Search the material below for the string "document" and extract each line that has it.

Start MATERIAL TO PROCESS

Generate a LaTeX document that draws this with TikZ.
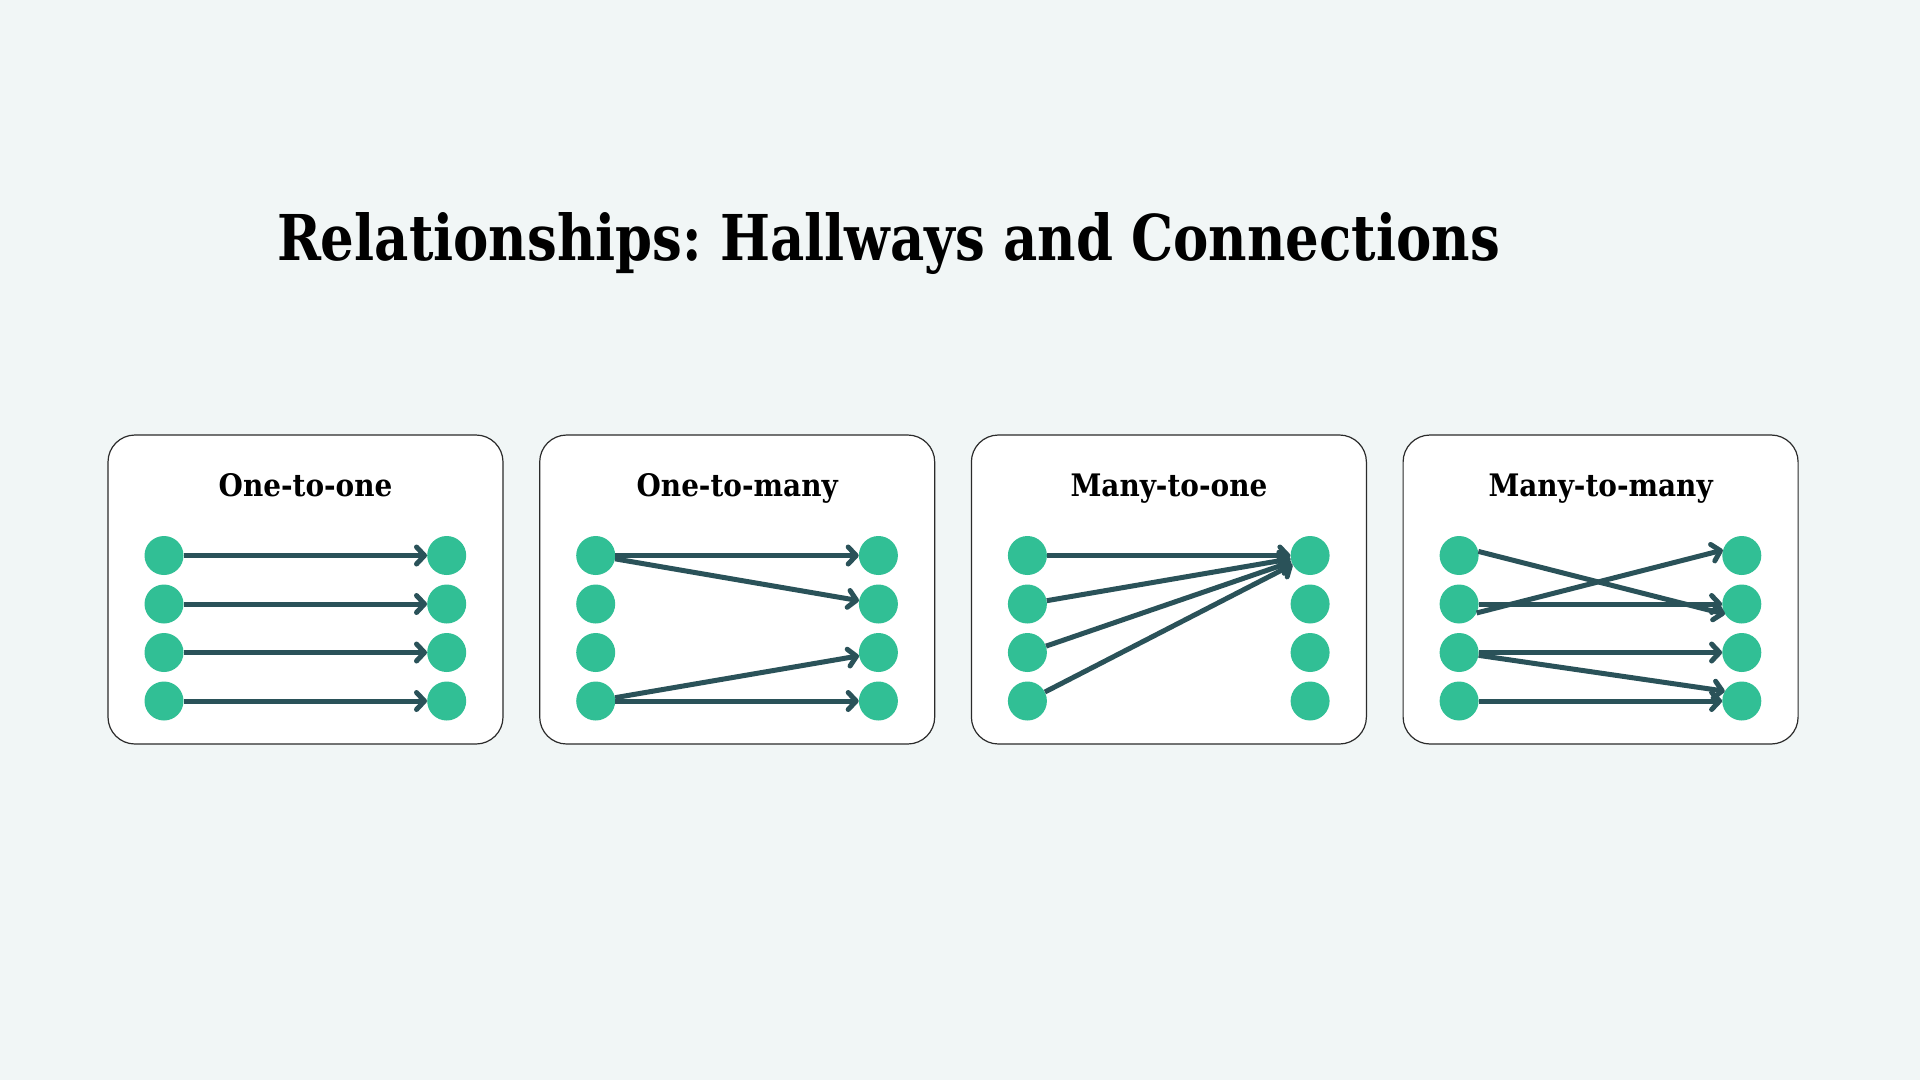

End MATERIAL TO PROCESS
Start MATERIAL TO PROCESS

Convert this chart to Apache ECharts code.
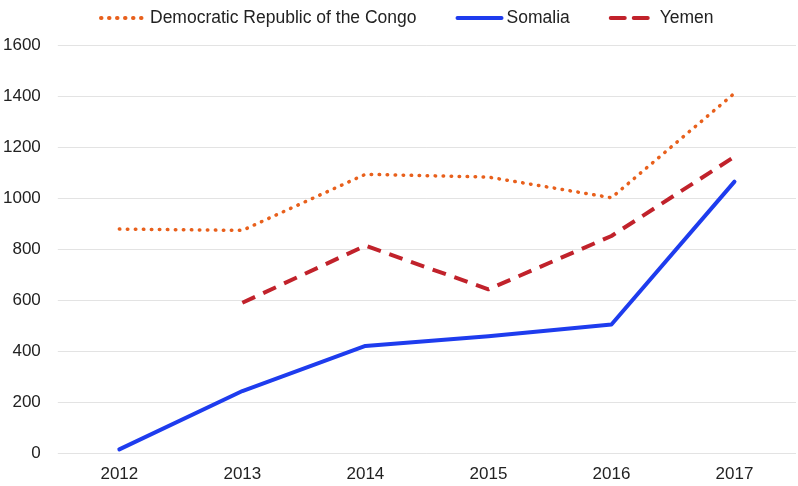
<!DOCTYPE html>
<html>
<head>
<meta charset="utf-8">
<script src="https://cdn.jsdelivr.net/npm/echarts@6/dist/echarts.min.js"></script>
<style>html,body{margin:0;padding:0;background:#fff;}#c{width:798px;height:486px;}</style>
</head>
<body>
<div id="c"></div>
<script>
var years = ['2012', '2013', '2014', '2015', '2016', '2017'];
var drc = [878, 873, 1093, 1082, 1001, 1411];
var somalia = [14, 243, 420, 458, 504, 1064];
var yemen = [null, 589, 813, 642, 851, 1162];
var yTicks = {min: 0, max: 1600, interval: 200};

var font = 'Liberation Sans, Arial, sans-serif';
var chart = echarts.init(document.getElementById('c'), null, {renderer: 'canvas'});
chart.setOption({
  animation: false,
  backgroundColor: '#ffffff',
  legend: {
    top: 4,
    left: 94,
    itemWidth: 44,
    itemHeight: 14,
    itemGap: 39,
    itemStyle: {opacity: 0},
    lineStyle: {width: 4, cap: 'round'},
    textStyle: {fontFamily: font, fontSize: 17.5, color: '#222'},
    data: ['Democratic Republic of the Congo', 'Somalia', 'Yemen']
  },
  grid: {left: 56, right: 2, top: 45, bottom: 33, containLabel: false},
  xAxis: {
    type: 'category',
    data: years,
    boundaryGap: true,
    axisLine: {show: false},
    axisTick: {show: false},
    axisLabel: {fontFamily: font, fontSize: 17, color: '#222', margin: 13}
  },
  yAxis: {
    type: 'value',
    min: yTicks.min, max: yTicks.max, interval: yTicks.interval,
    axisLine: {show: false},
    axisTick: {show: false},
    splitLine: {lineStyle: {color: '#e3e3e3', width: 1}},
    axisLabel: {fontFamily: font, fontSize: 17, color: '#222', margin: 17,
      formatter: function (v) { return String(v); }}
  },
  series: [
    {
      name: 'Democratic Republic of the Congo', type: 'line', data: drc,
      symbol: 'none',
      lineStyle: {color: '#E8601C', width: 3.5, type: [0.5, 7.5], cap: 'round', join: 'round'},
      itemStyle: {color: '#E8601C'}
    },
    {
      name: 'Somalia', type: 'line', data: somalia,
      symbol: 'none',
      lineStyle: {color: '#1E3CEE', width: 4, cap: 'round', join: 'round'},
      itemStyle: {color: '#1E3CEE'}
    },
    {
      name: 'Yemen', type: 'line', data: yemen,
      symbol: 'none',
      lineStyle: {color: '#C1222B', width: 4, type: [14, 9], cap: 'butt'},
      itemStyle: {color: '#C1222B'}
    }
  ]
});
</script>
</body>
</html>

End MATERIAL TO PROCESS

### COMPLETE OUTPUT:
Generate a LaTeX document that draws this with TikZ.
var chart = echarts.init(document.getElementById('c'), null, {renderer: 'canvas'});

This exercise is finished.